> _MATERIAL_
▬▬▬▬▬▬

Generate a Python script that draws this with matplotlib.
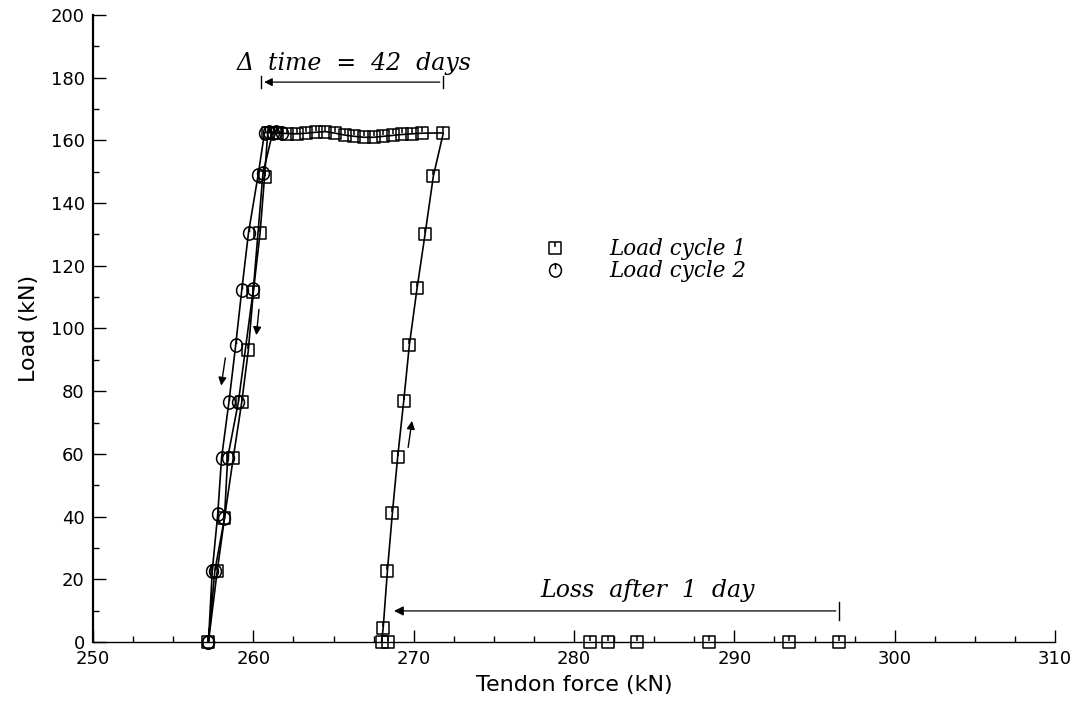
import numpy as np
import matplotlib.pyplot as plt
from matplotlib.path import Path
from matplotlib.lines import Line2D
from matplotlib.ticker import MultipleLocator

# Load cycle 1 (squares): loading, 42 day hold at ~162 kN, unloading
force1 = [268.0, 268.1, 268.36, 268.67, 269.0, 269.38, 269.73, 270.21, 270.71, 271.23, 271.85,
          270.5, 269.9, 269.3, 268.7, 268.1, 267.5, 266.9, 266.3, 265.7, 265.1, 264.5,
          263.9, 263.3, 262.7, 262.1, 261.5, 260.9,
          260.7, 260.42, 260.0, 259.69, 259.28, 258.75, 258.2, 257.75, 257.2]
load1 = [0, 4.6, 22.6, 41.0, 58.9, 76.9, 94.7, 112.8, 130.1, 148.7, 162.4,
         162.3, 162.1, 161.9, 161.6, 161.3, 161.0, 161.0, 161.3, 161.7, 162.3, 162.8,
         162.6, 162.3, 162.1, 162.2, 162.4, 162.5,
         148.4, 130.4, 111.7, 93.1, 76.6, 58.8, 39.5, 22.7, 0]

# tendon force at zero load during the first day (loss after 1 day)
force0 = [296.5, 293.4, 288.4, 283.9, 282.1, 281.0, 268.4]
load0 = [0, 0, 0, 0, 0, 0, 0]

# Load cycle 2 (circles)
force2 = [257.2, 257.44, 257.78, 258.02, 258.48, 258.9, 259.28, 259.7, 260.3, 260.7,
          261.0, 261.4, 261.8, 261.2, 260.6, 260.0, 259.07, 258.4, 258.2, 257.6, 257.2]
load2 = [0, 22.7, 40.8, 58.8, 76.6, 94.7, 112.3, 130.6, 149.0, 162.5,
         162.7, 162.6, 162.5, 162.4, 149.5, 112.5, 76.6, 58.8, 39.5, 22.7, 0]

labels = ['Load cycle 1', 'Load cycle 2']

# markers with the little tick from the top (as in the old plotter output)
sq = Path([(-1, -1), (1, -1), (1, 1), (-1, 1), (-1, -1), (0, 1), (0, 0.2)],
          [Path.MOVETO, Path.LINETO, Path.LINETO, Path.LINETO, Path.CLOSEPOLY, Path.MOVETO, Path.LINETO])
circ = Path.unit_circle()
circ = Path(np.vstack([circ.vertices * [0.9, 1.0], [[0, 1], [0, 0.2]]]),
            np.concatenate([circ.codes, [Path.MOVETO, Path.LINETO]]))

fig = plt.figure(figsize=(10.8, 7.05), dpi=100)
ax = fig.add_axes([0.0861, 0.0894, 0.8908, 0.8893])

mk = dict(color='black', lw=1.2, mfc='none', mec='black', mew=1.1)
ax.plot(force1, load1, marker=sq, ms=8, **mk, clip_on=False)
ax.plot(force2, load2, marker=circ, ms=9.5, **mk, clip_on=False)
ax.plot(force0, load0, marker=sq, ls='none', color='black', mfc='none', mec='black',
        mew=1.1, ms=8, clip_on=False)

ax.set_xlim(250, 310)
ax.set_ylim(0, 200)
ax.xaxis.set_major_locator(MultipleLocator(10))
ax.xaxis.set_minor_locator(MultipleLocator(2.5))
ax.yaxis.set_major_locator(MultipleLocator(20))
ax.yaxis.set_minor_locator(MultipleLocator(10))
ax.tick_params(direction='in', which='major', length=9, width=1, labelsize=13, pad=6)
ax.tick_params(direction='in', which='minor', length=4, width=1)
ax.spines['top'].set_visible(False)
ax.spines['right'].set_visible(False)
ax.spines['left'].set_linewidth(1.6)
ax.spines['bottom'].set_linewidth(1.0)

ax.set_xlabel('Tendon force (kN)', fontsize=16, labelpad=5)
ax.set_ylabel('Load (kN)', fontsize=16, labelpad=8)

# direction arrows
arr = dict(arrowstyle='-|>', color='black', lw=1.0, mutation_scale=12)
ax.annotate('', xy=(257.97, 80.9), xytext=(258.28, 91.5), arrowprops=arr)
ax.annotate('', xy=(260.17, 97.0), xytext=(260.37, 107.0), arrowprops=arr)
ax.annotate('', xy=(269.92, 71.4), xytext=(269.63, 61.2), arrowprops=arr)

# delta time annotation
ax.annotate('', xy=(260.5, 178.6), xytext=(271.8, 178.6),
            arrowprops=dict(arrowstyle='-|>', color='black', lw=0.9, mutation_scale=12))
ax.plot([260.5, 260.5], [176.8, 180.4], color='black', lw=1)
ax.plot([271.8, 271.8], [176.8, 180.4], color='black', lw=1)
ax.text(266.3, 181.0, '\u0394  time  =  42  days', fontsize=17, style='italic',
        family='DejaVu Serif', ha='center', va='bottom')

# loss after 1 day annotation
ax.annotate('', xy=(268.6, 9.9), xytext=(296.5, 9.9),
            arrowprops=dict(arrowstyle='-|>', color='black', lw=0.9, mutation_scale=14))
ax.plot([296.5, 296.5], [7.0, 12.8], color='black', lw=1)
ax.text(284.6, 12.8, 'Loss  after  1  day', fontsize=17, style='italic',
        family='DejaVu Serif', ha='center', va='bottom')

handles = [Line2D([], [], ls='none', marker=sq, mfc='none', mec='black', mew=1.1, ms=8),
           Line2D([], [], ls='none', marker=circ, mfc='none', mec='black', mew=1.1, ms=9.5)]
ax.legend(handles, labels, loc='upper left', bbox_to_anchor=(0.447, 0.675), frameon=False,
          handlelength=1.2, handletextpad=1.9, labelspacing=0.0,
          prop=dict(family='DejaVu Serif', style='italic', size=15.5))

fig.savefig('out.png', dpi=100)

▬▬▬▬▬▬

Extract the lines exactly, please: the first line of the listing, the line with "from matplotlib.ticker import MultipleLocator", and every line between them, but no pictures.

> _COMPLETE RESPONSE_
Generate a Python script that draws this with matplotlib.
import numpy as np
import matplotlib.pyplot as plt
from matplotlib.path import Path
from matplotlib.lines import Line2D
from matplotlib.ticker import MultipleLocator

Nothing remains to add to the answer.